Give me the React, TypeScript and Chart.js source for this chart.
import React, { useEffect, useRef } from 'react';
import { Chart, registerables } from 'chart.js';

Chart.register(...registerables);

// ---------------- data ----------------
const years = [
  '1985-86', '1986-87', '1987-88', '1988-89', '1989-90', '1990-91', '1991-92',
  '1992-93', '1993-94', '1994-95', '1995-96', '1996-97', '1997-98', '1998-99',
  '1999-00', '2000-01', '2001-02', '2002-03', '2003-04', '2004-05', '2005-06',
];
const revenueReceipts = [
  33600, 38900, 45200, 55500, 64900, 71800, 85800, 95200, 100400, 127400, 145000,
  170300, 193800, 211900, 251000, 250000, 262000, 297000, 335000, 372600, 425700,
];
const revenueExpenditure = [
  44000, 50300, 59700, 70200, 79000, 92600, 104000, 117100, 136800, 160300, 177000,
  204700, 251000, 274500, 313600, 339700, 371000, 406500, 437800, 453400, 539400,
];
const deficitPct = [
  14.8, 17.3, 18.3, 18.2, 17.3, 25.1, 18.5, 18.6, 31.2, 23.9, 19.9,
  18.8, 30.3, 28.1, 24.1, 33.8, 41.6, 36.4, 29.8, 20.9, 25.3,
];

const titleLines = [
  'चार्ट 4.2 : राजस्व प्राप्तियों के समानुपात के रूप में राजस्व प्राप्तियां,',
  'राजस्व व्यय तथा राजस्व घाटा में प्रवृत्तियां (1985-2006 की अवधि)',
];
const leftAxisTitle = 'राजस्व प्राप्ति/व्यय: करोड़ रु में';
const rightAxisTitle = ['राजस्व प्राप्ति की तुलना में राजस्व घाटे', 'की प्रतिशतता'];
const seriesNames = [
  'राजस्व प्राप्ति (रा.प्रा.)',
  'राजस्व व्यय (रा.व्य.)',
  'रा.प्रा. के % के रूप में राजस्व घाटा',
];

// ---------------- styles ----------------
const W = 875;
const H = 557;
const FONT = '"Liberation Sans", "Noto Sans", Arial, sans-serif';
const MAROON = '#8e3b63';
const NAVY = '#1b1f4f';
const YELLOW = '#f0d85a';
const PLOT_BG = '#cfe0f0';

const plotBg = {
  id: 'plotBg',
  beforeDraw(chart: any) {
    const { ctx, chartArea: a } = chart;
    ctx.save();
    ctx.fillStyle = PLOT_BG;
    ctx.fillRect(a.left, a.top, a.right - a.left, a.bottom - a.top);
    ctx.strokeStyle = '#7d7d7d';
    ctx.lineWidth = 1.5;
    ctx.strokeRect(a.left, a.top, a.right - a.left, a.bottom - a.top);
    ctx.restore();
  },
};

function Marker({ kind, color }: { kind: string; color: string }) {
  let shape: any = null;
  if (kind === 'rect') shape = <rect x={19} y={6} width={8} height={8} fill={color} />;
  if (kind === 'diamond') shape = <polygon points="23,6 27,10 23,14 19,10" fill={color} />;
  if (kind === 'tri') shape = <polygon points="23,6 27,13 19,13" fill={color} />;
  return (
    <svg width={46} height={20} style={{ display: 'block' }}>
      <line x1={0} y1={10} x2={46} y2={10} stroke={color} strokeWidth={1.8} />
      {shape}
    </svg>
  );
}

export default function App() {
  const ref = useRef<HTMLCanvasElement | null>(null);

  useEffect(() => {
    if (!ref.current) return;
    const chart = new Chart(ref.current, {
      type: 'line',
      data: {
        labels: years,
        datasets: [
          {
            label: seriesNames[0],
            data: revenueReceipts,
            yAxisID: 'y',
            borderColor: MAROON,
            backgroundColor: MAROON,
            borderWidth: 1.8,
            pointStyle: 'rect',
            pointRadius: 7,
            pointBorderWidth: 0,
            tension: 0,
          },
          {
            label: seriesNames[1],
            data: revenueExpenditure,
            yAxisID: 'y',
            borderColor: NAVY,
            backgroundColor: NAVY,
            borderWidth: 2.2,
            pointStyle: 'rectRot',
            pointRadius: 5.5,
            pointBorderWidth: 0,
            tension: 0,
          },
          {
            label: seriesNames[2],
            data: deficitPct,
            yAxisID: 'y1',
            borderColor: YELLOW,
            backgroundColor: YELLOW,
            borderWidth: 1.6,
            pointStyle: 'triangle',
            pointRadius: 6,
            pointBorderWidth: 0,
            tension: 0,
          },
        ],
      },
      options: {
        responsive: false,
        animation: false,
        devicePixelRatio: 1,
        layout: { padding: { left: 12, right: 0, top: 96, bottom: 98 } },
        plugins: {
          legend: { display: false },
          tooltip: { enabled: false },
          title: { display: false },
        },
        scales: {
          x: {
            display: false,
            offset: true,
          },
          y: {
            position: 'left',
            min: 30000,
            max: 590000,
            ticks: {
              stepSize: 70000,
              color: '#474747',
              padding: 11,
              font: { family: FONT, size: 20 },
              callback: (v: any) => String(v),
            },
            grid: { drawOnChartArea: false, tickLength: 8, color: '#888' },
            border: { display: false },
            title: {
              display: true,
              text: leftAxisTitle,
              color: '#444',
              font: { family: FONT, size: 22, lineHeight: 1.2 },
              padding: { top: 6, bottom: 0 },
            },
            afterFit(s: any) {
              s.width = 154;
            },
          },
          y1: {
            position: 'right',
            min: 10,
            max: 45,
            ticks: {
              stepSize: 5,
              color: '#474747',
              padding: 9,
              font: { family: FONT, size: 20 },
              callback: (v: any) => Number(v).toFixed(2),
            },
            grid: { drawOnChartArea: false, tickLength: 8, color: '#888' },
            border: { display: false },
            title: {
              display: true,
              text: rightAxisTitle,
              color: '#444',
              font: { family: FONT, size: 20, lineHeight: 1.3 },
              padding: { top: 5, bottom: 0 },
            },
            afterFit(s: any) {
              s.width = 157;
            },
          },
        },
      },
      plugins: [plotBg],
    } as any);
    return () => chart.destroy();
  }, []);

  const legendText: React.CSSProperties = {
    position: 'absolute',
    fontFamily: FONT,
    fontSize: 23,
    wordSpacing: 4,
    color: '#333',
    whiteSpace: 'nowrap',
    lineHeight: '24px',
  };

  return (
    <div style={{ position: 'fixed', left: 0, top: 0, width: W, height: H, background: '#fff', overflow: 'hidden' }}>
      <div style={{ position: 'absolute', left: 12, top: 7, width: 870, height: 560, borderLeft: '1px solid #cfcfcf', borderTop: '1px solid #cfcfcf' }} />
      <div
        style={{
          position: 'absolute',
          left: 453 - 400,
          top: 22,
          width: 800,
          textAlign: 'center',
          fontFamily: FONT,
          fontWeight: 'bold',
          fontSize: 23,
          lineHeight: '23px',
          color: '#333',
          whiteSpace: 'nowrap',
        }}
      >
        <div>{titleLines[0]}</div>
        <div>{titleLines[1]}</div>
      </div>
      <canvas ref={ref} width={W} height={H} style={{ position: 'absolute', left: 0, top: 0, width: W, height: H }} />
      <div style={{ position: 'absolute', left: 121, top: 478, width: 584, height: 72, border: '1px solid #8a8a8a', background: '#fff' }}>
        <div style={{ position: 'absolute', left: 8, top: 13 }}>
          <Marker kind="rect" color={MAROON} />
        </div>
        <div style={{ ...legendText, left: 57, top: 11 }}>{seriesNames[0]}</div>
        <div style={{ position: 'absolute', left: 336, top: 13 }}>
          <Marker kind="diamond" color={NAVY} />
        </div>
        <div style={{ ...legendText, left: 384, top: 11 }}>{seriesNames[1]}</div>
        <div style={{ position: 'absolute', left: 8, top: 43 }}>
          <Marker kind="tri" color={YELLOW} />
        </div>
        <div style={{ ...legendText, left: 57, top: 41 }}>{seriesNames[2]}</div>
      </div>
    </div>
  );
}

Stated exercise |
Write down again the exact lines running from the beginning of the data to the line containing "Chart.register(...registerables);", with both ends included.

Worked answer |
Give me the React, TypeScript and Chart.js source for this chart.
import React, { useEffect, useRef } from 'react';
import { Chart, registerables } from 'chart.js';

Chart.register(...registerables);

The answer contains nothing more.